Our process
Accompanying text:
Thanks to our relationship with David Lasker Communications, we can provide written content to accompany your photography, including cutlines (captions), press release, full media kit or even an entire PR campaign.
Editorial insight.
With decades of experience in working with editors and art directors at design publications, we know how to supply them with the right mix of wide shots, details, and vertical (mandatory for magazine covers) and horizontal images.
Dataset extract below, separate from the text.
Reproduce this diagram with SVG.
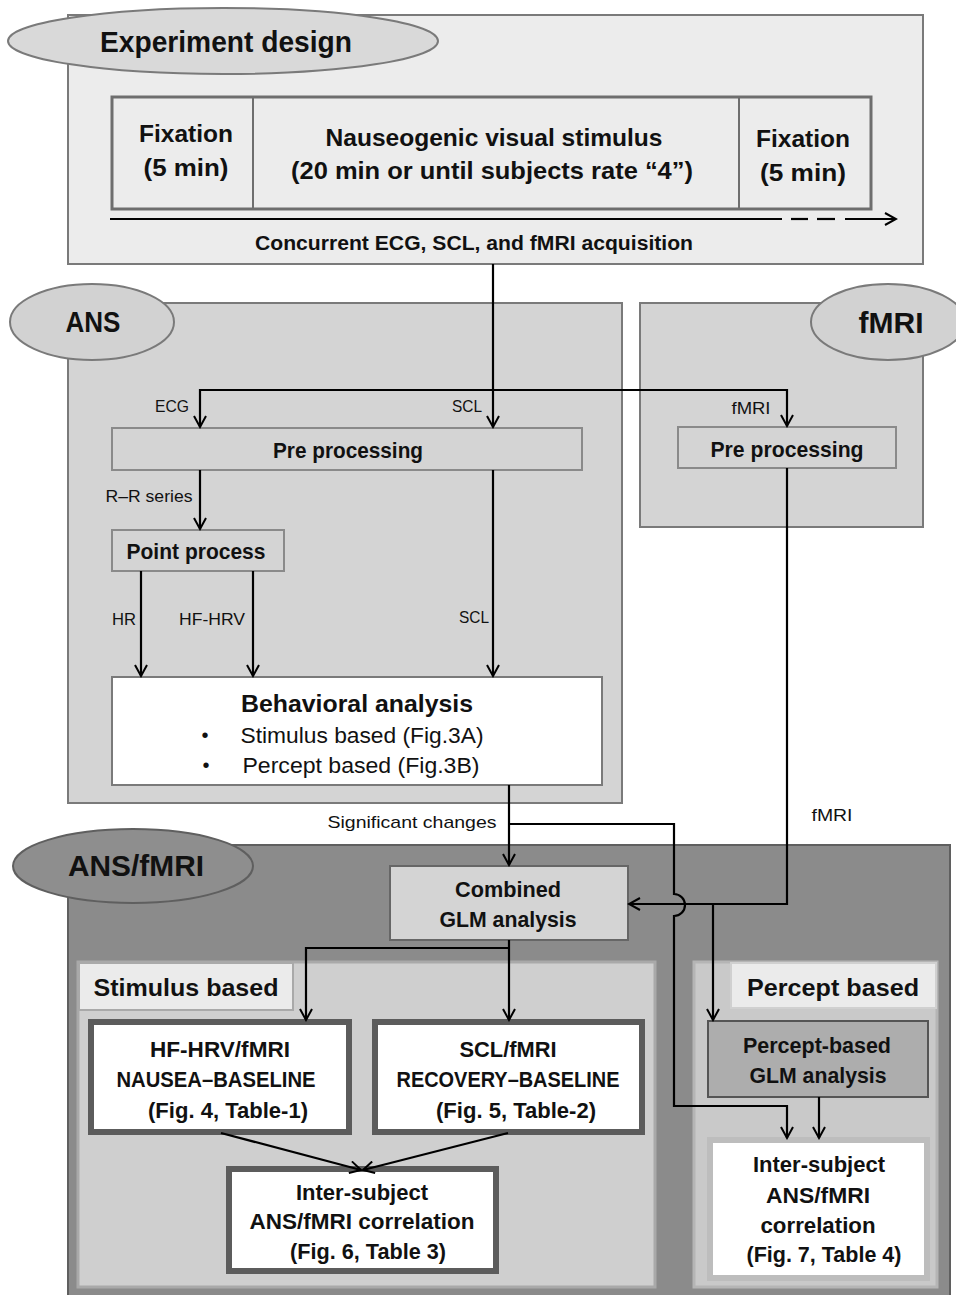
<svg xmlns="http://www.w3.org/2000/svg" width="956" height="1295" viewBox="0 0 956 1295">
<defs>
<marker id="ah" viewBox="0 0 14 14" refX="12" refY="7" markerWidth="14" markerHeight="14" markerUnits="userSpaceOnUse" orient="auto">
<path d="M1,1 L12,7 L1,13" fill="none" stroke="#000" stroke-width="2"/>
</marker>
<style>
text{font-family:"Liberation Sans",Arial,sans-serif;fill:#111;text-anchor:middle;dominant-baseline:central}
.b{font-weight:bold}
.lbl{font-size:17px}
.ln{fill:none;stroke:#000;stroke-width:2.2}
.arr{marker-end:url(#ah)}
.grey{stroke:#7a7a7a;stroke-width:2}
.thick{fill:#fff;stroke:#5c5c5c;stroke-width:6}
</style>
</defs>
<rect width="956" height="1295" fill="#fff"/>

<g id="experiment">
<rect x="68" y="15" width="855" height="249" fill="#ececec" class="grey"/>
<ellipse cx="223" cy="41" rx="215" ry="33" fill="#d9d9d9" class="grey"/>
<text class="b" x="226" y="41" font-size="30" textLength="252" lengthAdjust="spacingAndGlyphs">Experiment design</text>
<rect x="112" y="97" width="759" height="112" fill="#ececec" stroke="#6e6e6e" stroke-width="3"/>
<line x1="253" y1="97" x2="253" y2="209" stroke="#6e6e6e" stroke-width="2"/>
<line x1="739" y1="97" x2="739" y2="209" stroke="#6e6e6e" stroke-width="2"/>
<text class="b" x="186" y="133" font-size="24" textLength="94" lengthAdjust="spacingAndGlyphs">Fixation</text>
<text class="b" x="186" y="167" font-size="24" textLength="85" lengthAdjust="spacingAndGlyphs">(5 min)</text>
<text class="b" x="494" y="137" font-size="24" textLength="337" lengthAdjust="spacingAndGlyphs">Nauseogenic visual stimulus</text>
<text class="b" x="492" y="170" font-size="24" textLength="402" lengthAdjust="spacingAndGlyphs">(20 min or until subjects rate “4”)</text>
<text class="b" x="803" y="138" font-size="24" textLength="94" lengthAdjust="spacingAndGlyphs">Fixation</text>
<text class="b" x="803" y="172" font-size="24" textLength="86" lengthAdjust="spacingAndGlyphs">(5 min)</text>
<line x1="110" y1="219" x2="782" y2="219" class="ln"/>
<line x1="791" y1="219" x2="808" y2="219" class="ln"/>
<line x1="817" y1="219" x2="835" y2="219" class="ln"/>
<line x1="845" y1="219" x2="896" y2="219" class="ln arr"/>
<text class="b" x="474" y="243" font-size="20" textLength="438" lengthAdjust="spacingAndGlyphs">Concurrent ECG, SCL, and fMRI acquisition</text>
</g>

<g id="ans">
<rect x="68" y="303" width="554" height="500" fill="#d4d4d4" class="grey"/>
<ellipse cx="92" cy="322" rx="82" ry="38" fill="#d2d2d2" class="grey"/>
<text class="b" x="93" y="321" font-size="30" textLength="55" lengthAdjust="spacingAndGlyphs">ANS</text>
</g>

<g id="fmri">
<rect x="640" y="303" width="283" height="224" fill="#d4d4d4" class="grey"/>
<ellipse cx="888" cy="322" rx="77" ry="38" fill="#d2d2d2" class="grey"/>
<text class="b" x="891" y="322" font-size="30" textLength="65" lengthAdjust="spacingAndGlyphs">fMRI</text>
</g>

<g id="ans-preprocessing">
<rect x="112" y="428" width="470" height="42" fill="#d4d4d4" stroke="#8a8a8a" stroke-width="2"/>
<text class="b" x="348" y="450" font-size="22" textLength="150" lengthAdjust="spacingAndGlyphs">Pre processing</text>
</g>

<g id="fmri-preprocessing">
<rect x="678" y="427" width="218" height="41" fill="#d4d4d4" stroke="#8a8a8a" stroke-width="2"/>
<text class="b" x="787" y="449" font-size="22" textLength="153" lengthAdjust="spacingAndGlyphs">Pre processing</text>
</g>

<g id="point-process">
<rect x="112" y="530" width="172" height="41" fill="#d4d4d4" stroke="#8a8a8a" stroke-width="2"/>
<text class="b" x="196" y="551" font-size="22" textLength="139" lengthAdjust="spacingAndGlyphs">Point process</text>
</g>

<g id="behavioral">
<rect x="112" y="677" width="490" height="108" fill="#fff" stroke="#7a7a7a" stroke-width="2"/>
<text class="b" x="357" y="703" font-size="24" textLength="232" lengthAdjust="spacingAndGlyphs">Behavioral analysis</text>
<text x="205" y="735" font-size="20">•</text>
<text x="362" y="735" font-size="22" textLength="243" lengthAdjust="spacingAndGlyphs">Stimulus based (Fig.3A)</text>
<text x="206" y="765" font-size="20">•</text>
<text x="361" y="765" font-size="22" textLength="237" lengthAdjust="spacingAndGlyphs">Percept based  (Fig.3B)</text>
</g>

<g id="ans-fmri">
<rect x="68" y="845" width="882" height="460" fill="#8b8b8b" stroke="#5f5f5f" stroke-width="2"/>
<ellipse cx="133" cy="866" rx="120" ry="37" fill="#8e8e8e" stroke="#5f5f5f" stroke-width="2"/>
<text class="b" x="136" y="865" font-size="30" textLength="136" lengthAdjust="spacingAndGlyphs">ANS/fMRI</text>
</g>

<g id="combined-glm">
<rect x="390" y="866" width="238" height="74" fill="#d4d4d4" stroke="#666" stroke-width="2"/>
<text class="b" x="508" y="889" font-size="22" textLength="106" lengthAdjust="spacingAndGlyphs">Combined</text>
<text class="b" x="508" y="919" font-size="22" textLength="137" lengthAdjust="spacingAndGlyphs">GLM analysis</text>
</g>

<g id="stimulus-panel">
<rect x="78" y="962" width="577" height="325" fill="#cfcfcf" stroke="#a9a9a9" stroke-width="3"/>
<rect x="79" y="963" width="214" height="47" fill="#ebebeb" stroke="#a9a9a9" stroke-width="2"/>
<text class="b" x="186" y="987" font-size="24" textLength="185" lengthAdjust="spacingAndGlyphs">Stimulus based</text>
</g>

<g id="percept-panel">
<rect x="694" y="962" width="243" height="325" fill="#c9c9c9" stroke="#b5b5b5" stroke-width="3"/>
<rect x="731" y="963" width="205" height="45" fill="#ebebeb" stroke="#d0d0d0" stroke-width="2"/>
<text class="b" x="833" y="987" font-size="24" textLength="172" lengthAdjust="spacingAndGlyphs">Percept based</text>
</g>

<g id="hfhrv-fmri">
<rect x="91" y="1022" width="258" height="110" class="thick"/>
<text class="b" x="220" y="1049" font-size="22" textLength="140" lengthAdjust="spacingAndGlyphs">HF-HRV/fMRI</text>
<text class="b" x="216" y="1079" font-size="22" textLength="199" lengthAdjust="spacingAndGlyphs">NAUSEA–BASELINE</text>
<text class="b" x="228" y="1110" font-size="22" textLength="160" lengthAdjust="spacingAndGlyphs">(Fig. 4, Table-1)</text>
</g>

<g id="scl-fmri">
<rect x="375" y="1022" width="267" height="110" class="thick"/>
<text class="b" x="508" y="1049" font-size="22" textLength="97" lengthAdjust="spacingAndGlyphs">SCL/fMRI</text>
<text class="b" x="508" y="1079" font-size="22" textLength="223" lengthAdjust="spacingAndGlyphs">RECOVERY–BASELINE</text>
<text class="b" x="516" y="1110" font-size="22" textLength="160" lengthAdjust="spacingAndGlyphs">(Fig. 5, Table-2)</text>
</g>

<g id="inter-subject-stimulus">
<rect x="229" y="1169" width="267" height="102" class="thick"/>
<text class="b" x="362" y="1192" font-size="22" textLength="132" lengthAdjust="spacingAndGlyphs">Inter-subject</text>
<text class="b" x="362" y="1221" font-size="22" textLength="225" lengthAdjust="spacingAndGlyphs">ANS/fMRI correlation</text>
<text class="b" x="368" y="1251" font-size="22" textLength="156" lengthAdjust="spacingAndGlyphs">(Fig. 6, Table 3)</text>
</g>

<g id="percept-glm">
<rect x="708" y="1021" width="220" height="76" fill="#adadad" stroke="#555" stroke-width="2"/>
<text class="b" x="817" y="1045" font-size="22" textLength="148" lengthAdjust="spacingAndGlyphs">Percept-based</text>
<text class="b" x="818" y="1075" font-size="22" textLength="137" lengthAdjust="spacingAndGlyphs">GLM analysis</text>
</g>

<g id="inter-subject-percept">
<rect x="710" y="1140" width="217" height="138" fill="#fff" stroke="#bdbdbd" stroke-width="6"/>
<text class="b" x="819" y="1164" font-size="22" textLength="132" lengthAdjust="spacingAndGlyphs">Inter-subject</text>
<text class="b" x="818" y="1195" font-size="22" textLength="104" lengthAdjust="spacingAndGlyphs">ANS/fMRI</text>
<text class="b" x="818" y="1225" font-size="22" textLength="115" lengthAdjust="spacingAndGlyphs">correlation</text>
<text class="b" x="824" y="1254" font-size="22" textLength="155" lengthAdjust="spacingAndGlyphs">(Fig. 7, Table 4)</text>
</g>

<g id="connectors">
<path class="ln arr" d="M493,264 L493,427"/>
<path class="ln arr" d="M493,390 L200,390 L200,427"/>
<path class="ln arr" d="M493,390 L787,390 L787,426"/>
<path class="ln arr" d="M200,470 L200,529"/>
<path class="ln arr" d="M141,571 L141,676"/>
<path class="ln arr" d="M253,571 L253,676"/>
<path class="ln arr" d="M493,470 L493,676"/>
<path class="ln arr" d="M509,785 L509,865"/>
<path class="ln arr" d="M509,824 L674,824 L674,894 A11,11 0 0 1 674,916 L674,1106 L787,1106 L787,1138"/>
<path class="ln arr" d="M787,468 L787,904 L629,904"/>
<path class="ln arr" d="M713,904 L713,1020"/>
<path class="ln arr" d="M509,940 L509,1020"/>
<path class="ln arr" d="M509,948 L306,948 L306,1020"/>
<path class="ln arr" d="M819,1097 L819,1138"/>
<path class="ln arr" d="M221,1133 L361,1170"/>
<path class="ln arr" d="M508,1133 L363,1170"/>
<text class="lbl" x="172" y="406" textLength="34" lengthAdjust="spacingAndGlyphs">ECG</text>
<text class="lbl" x="467" y="406" textLength="30" lengthAdjust="spacingAndGlyphs">SCL</text>
<text class="lbl" x="751" y="408" textLength="39" lengthAdjust="spacingAndGlyphs">fMRI</text>
<text class="lbl" x="149" y="496" textLength="87" lengthAdjust="spacingAndGlyphs">R–R series</text>
<text class="lbl" x="124" y="619" textLength="24" lengthAdjust="spacingAndGlyphs">HR</text>
<text class="lbl" x="212" y="619" textLength="66" lengthAdjust="spacingAndGlyphs">HF-HRV</text>
<text class="lbl" x="474" y="617" textLength="30" lengthAdjust="spacingAndGlyphs">SCL</text>
<text class="lbl" x="412" y="822" font-size="18" textLength="169" lengthAdjust="spacingAndGlyphs">Significant changes</text>
<text class="lbl" x="832" y="815" textLength="41" lengthAdjust="spacingAndGlyphs">fMRI</text>
</g>
</svg>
End-to-end responsibility:
We will take on the hassle of arranging a shoot so that clients don’t have to. We will secure permission from your project’s gatekeeper, whether it be the building official, curator, facility manager or economic-development officer. On the day of the shoot, we will strictly adhere to agreed-upon arrival and departure times and leave the space as we found it.
Lighting:
We bring lighting equipment to our shoots to ensure accurate reproduction of your space. Telltale signs of shooting only with available light include images that lack sparkle; washed-out, desaturated hues; random streaks of sunlight; and incongruous foreground shadows. Sunlight streaks are problematic because the eye always zooms to the brightest part of the picture regardless of the designer’s intent. Large shadows are bad because they lack detail that no amount of “brushing up” in Lightroom or Photoshop can compensate for when information is missing because the camera sensor never recorded it in the first place. Such images have a synthetic, fake, over-processed look evoking renderings.
Styling and staging:
We bring props and cleaning supplies when we photograph interiors to ensure the right balance between a bare-bones, empty-warehouse look and distracting clutter, and to provide subtle cues about scale and how the space is used.